EXCERPTED RECORDS:
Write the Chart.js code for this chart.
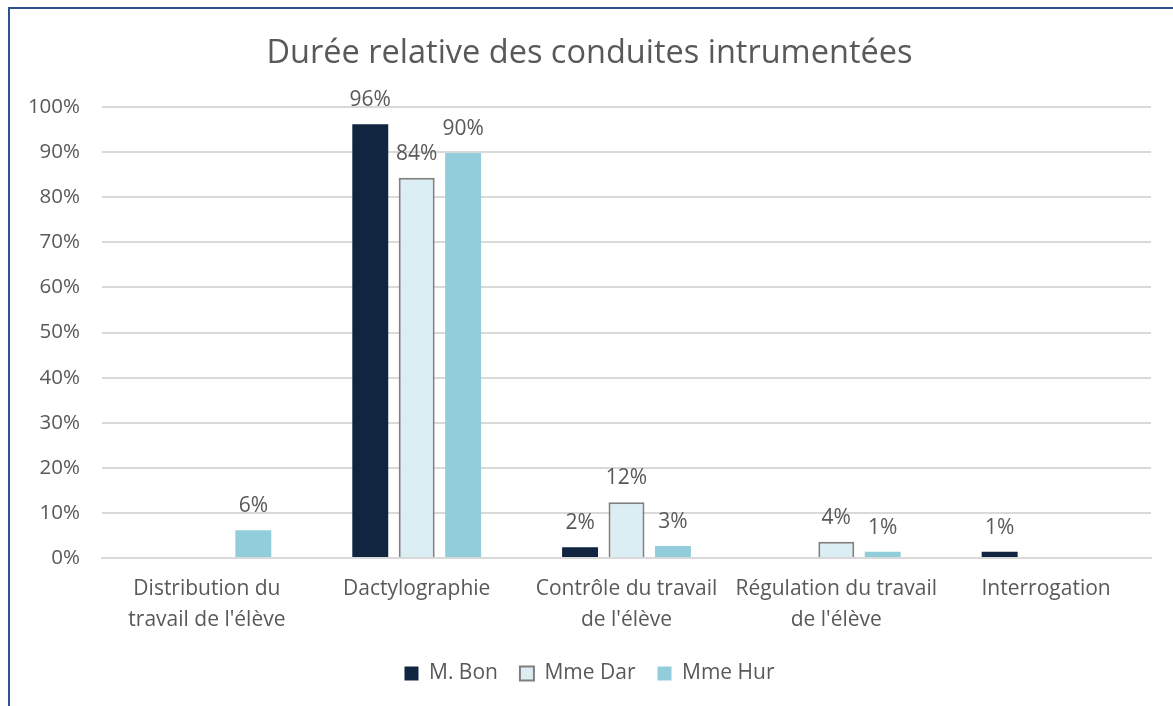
<!DOCTYPE html>
<html>
<head>
<meta charset="utf-8">
<script src="https://cdn.jsdelivr.net/npm/chart.js@4.4.0/dist/chart.umd.min.js"></script>
<style>
  html, body { margin: 0; padding: 0; background: #fff; overflow: hidden; }
  #frame { position: absolute; left: 8px; top: 7px; width: 1400px; height: 900px; border: 2px solid #2f5290; }
  #wrap { position: absolute; left: 0; top: 0; width: 1173px; height: 706px; }
</style>
</head>
<body>
<div id="frame"></div>
<div id="wrap"><canvas id="chart" width="1173" height="706"></canvas></div>
<script>
'use strict';
const categories = [
    ['Distribution du', "travail de l'élève"],
    'Dactylographie',
    ['Contrôle du travail', "de l'élève"],
    ['Régulation du travail', "de l'élève"],
    'Interrogation'
];
const seriesNames = ['M. Bon', 'Mme Dar', 'Mme Hur'];
const bonValues = [0, 96.2, 2.4, 0, 1.4];
const darValues = [0, 84.3, 12.4, 3.6, 0];
const hurValues = [6.2, 89.8, 2.7, 1.4, 0];
const yTicks = [0, 10, 20, 30, 40, 50, 60, 70, 80, 90, 100];

const textColor = '#595959';
const font = 'Open Sans, sans-serif';

const barLabels = {
    id: 'barLabels',
    afterDatasetsDraw(chart) {
        const ctx = chart.ctx;
        ctx.save();
        ctx.font = '21px ' + font;
        ctx.fillStyle = textColor;
        ctx.textAlign = 'center';
        ctx.textBaseline = 'alphabetic';
        chart.data.datasets.forEach((ds, i) => {
            const meta = chart.getDatasetMeta(i);
            meta.data.forEach((bar, j) => {
                const v = ds.data[j];
                if (!v) return;
                ctx.fillText(Math.round(v) + '%', bar.x, bar.y - 18);
            });
        });
        ctx.restore();
    }
};

new Chart(document.getElementById('chart'), {
    type: 'bar',
    data: {
        labels: categories,
        datasets: [
            { label: seriesNames[0], data: bonValues, backgroundColor: '#112540', borderWidth: 0 },
            { label: seriesNames[1], data: darValues, backgroundColor: '#daeef3', borderColor: '#7f7f7f', borderWidth: 2 },
            { label: seriesNames[2], data: hurValues, backgroundColor: '#92cddc', borderWidth: 0 }
        ]
    },
    options: {
        responsive: false,
        animation: false,
        categoryPercentage: 0.664,
        barPercentage: 0.774,
        layout: { padding: { left: 28, right: 22, top: 34, bottom: 12 } },
        plugins: {
            title: {
                display: true,
                text: 'Durée relative des conduites intrumentées',
                color: textColor,
                font: { family: font, size: 32.5, weight: 'normal' },
                padding: { top: 0, bottom: 34 }
            },
            legend: {
                position: 'bottom',
                labels: {
                    color: textColor,
                    font: { family: font, size: 21 },
                    boxWidth: 14,
                    boxHeight: 14,
                    padding: 22
                }
            },
            tooltip: { enabled: false }
        },
        scales: {
            x: {
                afterFit: axis => { axis.height -= 10; },
                grid: { display: false, drawTicks: false },
                border: { color: '#d9d9d9', width: 2 },
                ticks: {
                    color: textColor,
                    font: { family: font, size: 21, lineHeight: 1.45 },
                    padding: 16,
                    maxRotation: 0
                }
            },
            y: {
                min: 0,
                max: 100,
                afterBuildTicks: axis => { axis.ticks = yTicks.map(v => ({ value: v })); },
                afterFit: axis => { axis.width = 74; },
                grid: { color: '#d9d9d9', lineWidth: 2, drawTicks: false },
                border: { display: false },
                ticks: {
                    color: textColor,
                    font: { family: font, size: 20.5 },
                    padding: 22,
                    callback: v => v + '%'
                }
            }
        }
    },
    plugins: [barLabels]
});
</script>
</body>
</html>
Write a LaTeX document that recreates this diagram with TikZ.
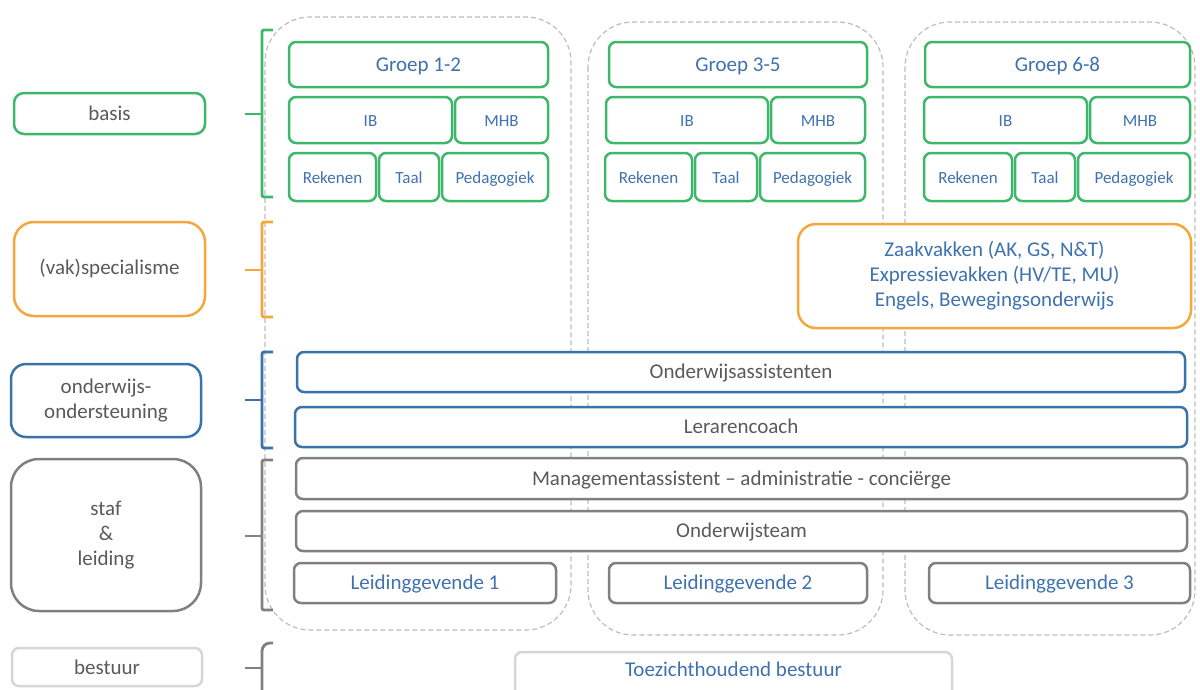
\documentclass[tikz,border=0pt]{standalone}
\usepackage{fontspec}
\setmainfont{Carlito}

\definecolor{basisgreen}{HTML}{3DB86A}
\definecolor{vakorange}{HTML}{F5A83A}
\definecolor{steunblue}{HTML}{3A72AA}
\definecolor{stafgray}{HTML}{808080}
\definecolor{labeltext}{HTML}{5A5A5A}
\definecolor{boxtext}{HTML}{3F72AF}
\definecolor{bestuurgray}{HTML}{D6D6D6}
\definecolor{lanegray}{HTML}{BDBDBD}

\tikzset{
  lane/.style={draw=lanegray,line width=1.2pt,dash pattern=on 5pt off 3pt,
    rounded corners=45pt},
  rolbox/.style={rectangle,rounded corners=7pt,line width=2.5pt,fill=white,
    inner sep=0pt,align=center,font=\fontsize{21}{25}\selectfont},
  smallbox/.style={rolbox,font=\fontsize{17}{20}\selectfont},
  regel/.style={text height=16pt,text depth=3pt},
  groen/.style={draw=basisgreen,text=boxtext,regel},
  blauw/.style={draw=steunblue,text=labeltext},
  grijs/.style={draw=stafgray,text=labeltext},
  haak/.style={line width=2.8pt,rounded corners=2pt}
}

\begin{document}
\begin{tikzpicture}[x=1pt,y=-1pt]
          \useasboundingbox (0,0) rectangle (1200,689);
          \clip (0,0) rectangle (1200,689);
          % kolommen per bouw
          \draw[lane] (265,17) rectangle (571,630);
          \draw[lane] (588,22) rectangle (883,635);
          \draw[lane] (905,22) rectangle (1195,635);

          % labels links
          \node[rolbox,draw=basisgreen,text=labeltext,rounded corners=10pt,
            minimum width=191,minimum height=41] (basis) at (109.5,113.5) {basis};
          \node[rolbox,draw=vakorange,text=labeltext,rounded corners=20pt,
            minimum width=191,minimum height=94] (vak) at (109.5,269) {(vak)specialisme};
          \node[rolbox,blauw,rounded corners=15pt,
            minimum width=190,minimum height=73] (steun) at (106,400.5)
            {onderwijs-\\ondersteuning};
          \node[rolbox,grijs,rounded corners=28pt,
            minimum width=190,minimum height=152] (staf) at (106,535)
            {staf\\\&\\leiding};
          \node[rolbox,draw=bestuurgray,text=labeltext,
            minimum width=190,minimum height=38] (bestuur) at (107,667) {bestuur};

          % haken
          \draw[haak,basisgreen] (273,30) -- (262,30) -- (262,197) -- (273,197);
          \draw[haak,basisgreen] (245,114) -- (262,114);
          \draw[haak,vakorange] (273,222) -- (262,222) -- (262,317) -- (273,317);
          \draw[haak,vakorange] (245,270) -- (262,270);
          \draw[haak,steunblue] (273,352) -- (262,352) -- (262,448) -- (273,448);
          \draw[haak,steunblue] (245,400) -- (262,400);
          \draw[haak,stafgray] (273,460) -- (262,460) -- (262,610) -- (273,610);
          \draw[haak,stafgray] (245,536) -- (262,536);
          \draw[haak,stafgray,rounded corners=8pt] (273,643) -- (262,643)
          -- (262,700);
          \draw[haak,stafgray] (245,668) -- (262,668);

          % groep 1-2
          \node[rolbox,groen,minimum width=259,minimum height=45] (g12) at (418.5,64.5) {Groep 1-2};
          \node[smallbox,groen,minimum width=163,minimum height=46] (ib1) at (370.5,120) {IB};
          \node[smallbox,groen,minimum width=93,minimum height=46] (mhb1) at (501.5,120) {MHB};
          \node[smallbox,groen,minimum width=87,minimum height=48] (rek1) at (332.5,177) {Rekenen};
          \node[smallbox,groen,minimum width=60,minimum height=48] (taal1) at (409,177) {Taal};
          \node[smallbox,groen,minimum width=106,minimum height=48] (ped1) at (495,177) {Pedagogiek};
          % groep 3-5
          \node[rolbox,groen,minimum width=258,minimum height=45] (g35) at (738,64.5) {Groep 3-5};
          \node[smallbox,groen,minimum width=162,minimum height=46] (ib2) at (687,120) {IB};
          \node[smallbox,groen,minimum width=94,minimum height=46] (mhb2) at (818,120) {MHB};
          \node[smallbox,groen,minimum width=87,minimum height=48] (rek2) at (648.5,177) {Rekenen};
          \node[smallbox,groen,minimum width=62,minimum height=48] (taal2) at (726,177) {Taal};
          \node[smallbox,groen,minimum width=105,minimum height=48] (ped2) at (812.5,177) {Pedagogiek};
          % groep 6-8
          \node[rolbox,groen,minimum width=265,minimum height=45] (g68) at (1057.5,64.5) {Groep 6-8};
          \node[smallbox,groen,minimum width=163,minimum height=46] (ib3) at (1005.5,120) {IB};
          \node[smallbox,groen,minimum width=100,minimum height=46] (mhb3) at (1140,120) {MHB};
          \node[smallbox,groen,minimum width=88,minimum height=48] (rek3) at (968,177) {Rekenen};
          \node[smallbox,groen,minimum width=60,minimum height=48] (taal3) at (1045,177) {Taal};
          \node[smallbox,groen,minimum width=112,minimum height=48] (ped3) at (1134,177) {Pedagogiek};

          % specialisme
          \node[rolbox,draw=vakorange,text=boxtext,rounded corners=18pt,
            minimum width=393,minimum height=104] (vakken) at (994.5,276)
            {Zaakvakken (AK, GS, N\&T)\\Expressievakken (HV/TE, MU)\\Engels, Bewegingsonderwijs};

          % ondersteuning
          \node[rolbox,blauw,regel,minimum width=888,minimum height=40] (oa) at (741,372) {Onderwijsassistenten};
          \node[rolbox,blauw,regel,minimum width=892,minimum height=40] (coach) at (741,427) {Lerarencoach};

          % staf en leiding
          \node[rolbox,grijs,regel,minimum width=891,minimum height=41] (mgmt) at (741.5,478.5)
            {Managementassistent -- administratie - conciërge};
          \node[rolbox,grijs,regel,minimum width=891,minimum height=40] (team) at (741.5,531) {Onderwijsteam};
          \node[rolbox,grijs,regel,text=boxtext,minimum width=262,minimum height=40] (lg1) at (425,583) {Leidinggevende 1};
          \node[rolbox,grijs,regel,text=boxtext,minimum width=258,minimum height=40] (lg2) at (738,583) {Leidinggevende 2};
          \node[rolbox,grijs,regel,text=boxtext,minimum width=261,minimum height=40] (lg3) at (1059.5,583) {Leidinggevende 3};

          % bestuur
          \node[rolbox,draw=bestuurgray,text=boxtext,text height=15pt,text depth=15pt,
            minimum width=437,minimum height=48] (toezicht) at (733.5,676)
            {Toezichthoudend bestuur};
        \end{tikzpicture}
\end{document}
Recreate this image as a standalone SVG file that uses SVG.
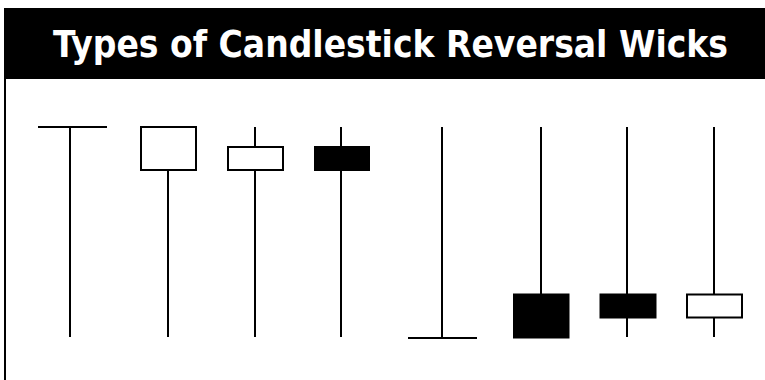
<svg xmlns="http://www.w3.org/2000/svg" width="765" height="380" viewBox="0 0 765 380">
<style>
.w{stroke:#000;stroke-width:2;fill:none}
.o{stroke:#000;stroke-width:2;fill:#fff}
.f{stroke:#000;stroke-width:1;fill:#000}
.t{font-family:"DejaVu Sans Condensed","DejaVu Sans","Liberation Sans",sans-serif;font-weight:bold;font-size:38px;fill:#fff}
</style>
<rect x="0" y="0" width="765" height="380" fill="#fff"/>
<g id="frame">
<rect x="4" y="8" width="761" height="71" fill="#000"/>
<line class="w" x1="5" y1="79" x2="5" y2="380"/>
<text class="t" x="53" y="57" textLength="675" lengthAdjust="spacingAndGlyphs">Types of Candlestick Reversal Wicks</text>
</g>
<g id="connectors">
<line class="w" x1="70" y1="127" x2="70" y2="337"/>
<line class="w" x1="168" y1="170" x2="168" y2="337"/>
<line class="w" x1="255" y1="127" x2="255" y2="337"/>
<line class="w" x1="341" y1="127" x2="341" y2="337"/>
<line class="w" x1="442" y1="127" x2="442" y2="338"/>
<line class="w" x1="541" y1="127" x2="541" y2="294"/>
<line class="w" x1="627" y1="127" x2="627" y2="337"/>
<line class="w" x1="714" y1="127" x2="714" y2="337"/>
</g>
<g id="c1"><line class="w" x1="38" y1="127" x2="107" y2="127"/></g>
<g id="c2"><rect class="o" x="141" y="127" width="55" height="43"/></g>
<g id="c3"><rect class="o" x="228" y="147" width="55" height="23"/></g>
<g id="c4"><rect class="f" x="314.5" y="146.5" width="55" height="24"/></g>
<g id="c5"><line class="w" x1="408" y1="338" x2="477" y2="338"/></g>
<g id="c6"><rect class="f" x="513.5" y="294" width="55.5" height="44"/></g>
<g id="c7"><rect class="f" x="600" y="294" width="56" height="24"/></g>
<g id="c8"><rect class="o" x="687" y="294.5" width="55" height="23"/></g>
</svg>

TASK OBJECTIVE: Which lines hold the word "chart"? Show each one.

ANSWER BELOW:
Write the Chart.js code for this chart.
<script src="https://cdn.jsdelivr.net/npm/chart.js@4.4.0/dist/chart.umd.min.js"></script>
<div id="wrap"><canvas id="chart" width="1173" height="706"></canvas></div>
    afterDatasetsDraw(chart) {
        const ctx = chart.ctx;
        chart.data.datasets.forEach((ds, i) => {
            const meta = chart.getDatasetMeta(i);
new Chart(document.getElementById('chart'), {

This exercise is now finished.